Lead-Acid Battery Charger With Voltage Analyser

        Nowadays maintenance-free lead-acid batteries are common in vehicles, inverters, and UPS systems. If the battery is left in a poor state of charge, its useful life is shortened. It also reduces the capacity and rechargeability of the battery. For older types of batteries, a hygrometer can be used to check the specific gravity of the acid, which, in turn, indicates the charge condition of the battery. However, you cannot use a hygrometer for sealedtype
maintenance-free batteries. The only way to know their charge level is by checking their terminal voltage. 
        The circuit presented here can replenish the charge in a battery within 6-8 hours. It also has a voltage analysing circuit for quick checking of voltage before start of charging, since overcharging may damage the battery. The voltage analyser gives an audio-visual indication of the battery voltage level and also warns about the criticalvoltage level at which the battery requires immediate charging. The charger circuit consists of a standard step-down 12V AC (2-amp) transformer and a bridge rectifier comprising diodes D1 through D4. Capacitor C1 smooths the AC ripples to provide a clean DC for charging the battery. 
        The battery voltage analyzer circuit is built around the popular quad op-amp LM324 that has four separate op-amps (A through D) with differential inputs. Op-amps have been used here as comparators.Switch S2 is a pushswitch, which is pressed momentarily to check the battery voltage level before charging the battery. The non-inverting terminals of op-amps A through D are connected to the positive supply rail via a potential divider chain comprising resistors R1 through R5. Thus the voltage applied to any non-inverting input is the ratio of the resistance between that non-inverting terminal and ground to the total resistance (R1+R2+R3+R4+R5). The resistor chain provides a positive voltage of above 5V to the non-inverting inputs of all op-amps when battery voltage is 12.5V or more. A reference voltage of 5V is applied to the inverting inputs of op-amps via 5V zener diode ZD1. 

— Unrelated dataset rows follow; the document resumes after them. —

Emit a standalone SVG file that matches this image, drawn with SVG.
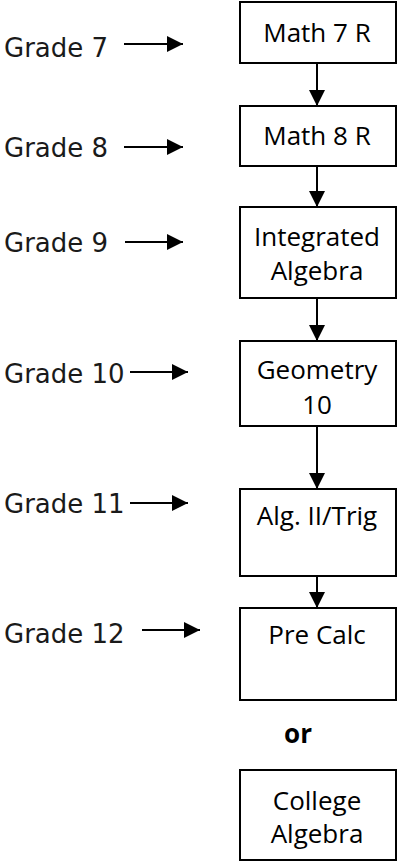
<svg xmlns="http://www.w3.org/2000/svg" width="397" height="862" viewBox="0 0 397 862">
<style>
.box{fill:#fff;stroke:#000;stroke-width:2}
.lbl{font-family:"Open Sans","Noto Sans",sans-serif;font-size:26px;fill:#000;text-anchor:middle}
.grade{font-family:"DejaVu Sans","Liberation Sans",sans-serif;font-size:26px;fill:#1a1a1a}
.conn{stroke:#000;stroke-width:2;fill:none}
</style>
<defs>
<marker id="ah" markerUnits="userSpaceOnUse" markerWidth="16" markerHeight="16" refX="16" refY="8" orient="auto">
<path d="M0,0 L16,8 L0,16 Z" fill="#000"/>
</marker>
</defs>
<rect width="397" height="862" fill="#fff"/>
<g id="connectors">
<line class="conn" x1="317" y1="63" x2="317" y2="106" marker-end="url(#ah)"/>
<line class="conn" x1="317" y1="166" x2="317" y2="207" marker-end="url(#ah)"/>
<line class="conn" x1="317" y1="298" x2="317" y2="341" marker-end="url(#ah)"/>
<line class="conn" x1="317" y1="426" x2="317" y2="489" marker-end="url(#ah)"/>
<line class="conn" x1="317" y1="576" x2="317" y2="608" marker-end="url(#ah)"/>
<line class="conn" x1="124" y1="44" x2="183" y2="44" marker-end="url(#ah)"/>
<line class="conn" x1="124" y1="147" x2="183" y2="147" marker-end="url(#ah)"/>
<line class="conn" x1="125" y1="242" x2="183" y2="242" marker-end="url(#ah)"/>
<line class="conn" x1="130" y1="372" x2="188" y2="372" marker-end="url(#ah)"/>
<line class="conn" x1="130" y1="503" x2="188" y2="503" marker-end="url(#ah)"/>
<line class="conn" x1="142" y1="630" x2="200" y2="630" marker-end="url(#ah)"/>
</g>
<g id="grades">
<text class="grade" x="4" y="57">Grade 7</text>
<text class="grade" x="4" y="157">Grade 8</text>
<text class="grade" x="4" y="252">Grade 9</text>
<text class="grade" x="4" y="383">Grade 10</text>
<text class="grade" x="4" y="513">Grade 11</text>
<text class="grade" x="4" y="643">Grade 12</text>
</g>
<g id="math7">
<rect class="box" x="240" y="2" width="156" height="61"/>
<text class="lbl" x="317" y="42">Math 7 R</text>
</g>
<g id="math8">
<rect class="box" x="240" y="106" width="156" height="60"/>
<text class="lbl" x="317" y="145">Math 8 R</text>
</g>
<g id="intalg">
<rect class="box" x="240" y="207" width="156" height="91"/>
<text class="lbl" x="317" y="246">Integrated</text>
<text class="lbl" x="317" y="280">Algebra</text>
</g>
<g id="geometry">
<rect class="box" x="240" y="341" width="156" height="85"/>
<text class="lbl" x="317" y="379">Geometry</text>
<text class="lbl" x="317" y="414">10</text>
</g>
<g id="alg2">
<rect class="box" x="240" y="489" width="156" height="87"/>
<text class="lbl" x="317" y="525">Alg. II/Trig</text>
</g>
<g id="precalc">
<rect class="box" x="240" y="608" width="156" height="92"/>
<text class="lbl" x="317" y="644">Pre Calc</text>
</g>
<g id="or">
<text class="lbl" x="298" y="743" font-weight="bold">or</text>
</g>
<g id="collegealg">
<rect class="box" x="240" y="770" width="156" height="90"/>
<text class="lbl" x="317" y="810">College</text>
<text class="lbl" x="317" y="843">Algebra</text>
</g>
</svg>
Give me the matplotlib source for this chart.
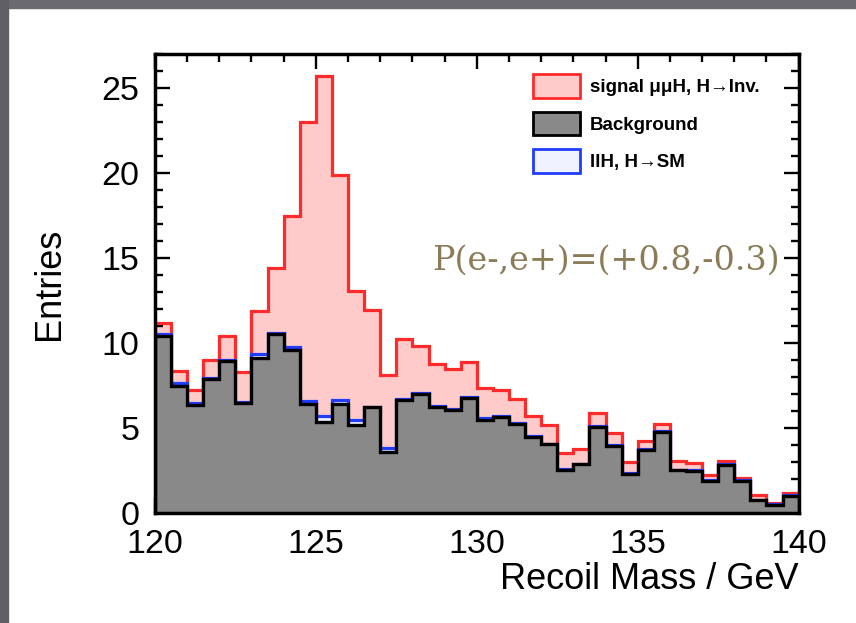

        When the circuit is connected to the battery and push switch S2 is pressed (with S1 open), the battery voltage is sampled by the analyser circuit. If the supply voltage sample applied to the non-inverting input of an op-amp exceeds the reference voltage applied to the inverting inputs, the output of the op-amp goes high and the LED connected at its output lights up.

        The different levels of battery voltages are indicated by LED1 through LED4. All the LEDs remain lit when the battery is fully charged (above 12.5V). The buzzer connected to the output of IC1 also sounds (when S2 is pressed with S1 kept open) as long as the voltage of battery is above 9.8V. If the voltage level goes below 9.8V, the buzzer goes off, which indicates that it’s time to replace the battery. The status of LEDs for different battery voltages is
shown in the table.

        The circuit can be assembled on a general- purpose PCB or a veroboard. Use 4mm wire and crocodile clips to connect the charger to the battery. A 2.5-amp fuse connected to the output of the charger protects the analyser circuit against accidental polarity reversal.